We started to get replies from people we’d sent them to that we hadn’t included the tax ID number. Which was odd, because it was definitely there in the PDFs we’d sent.
The reports of missing numbers came from Google Apps users, so we sent a copy to one of our Gmail addresses to see. Sure enough, when you click on the attachment it’s mostly there, but some of the digits of the tax ID number are missing.
And all the spaces have been stripped from our address.
The rest of the form looked fine, but the information we’d entered was scrambled. Downloading the PDF from Gmail and displaying it – everything is there, and in the right place.
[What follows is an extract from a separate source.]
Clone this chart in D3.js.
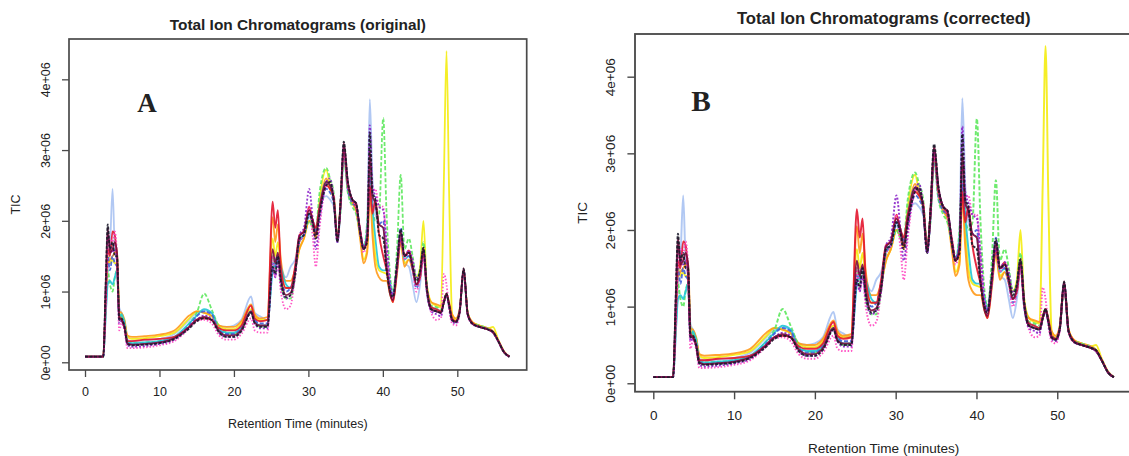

Weird. After a brief “Are gmail hiding things that look like social security numbers?” detour I realized that the IRS website was probably generating the customized forms using PDF annotations.
PDF is a very powerful, but very complex, file format. It’s not just an image, it’s a combination of different elements – images, lines, vector artwork, text, interactive forms, all sorts of things – bundled together into a single file. And you can add elements to an existing PDF file to, for example, overlay text on to it. These “annotations” are a common way to fill in a PDF form, by adding text in the right place over the top of an existing template PDF.
I cracked the PDF open with some forensics tools and sure enough, the IRS had generated the PDF form using annotations.
<< /Type /Annot /DV (Palo Alto, CA) /T (topmostSubform.Page1.Address.f1_8) /Rect [ 57.6 539.968 388.8 553.969 ] /AP 81 0 R /FT /Tx /DA (/Helvetica-Bold 9 Tf 0 g)
And the Gmail PDF viewer isn’t rendering that annotated text correctly.
filed a bug sent feedback to Google, so hopefully it’ll be fixed. Meanwhile, if you’re sending customized content to recipients using PDF you should probably check that it renders correctly when previewed in Gmail.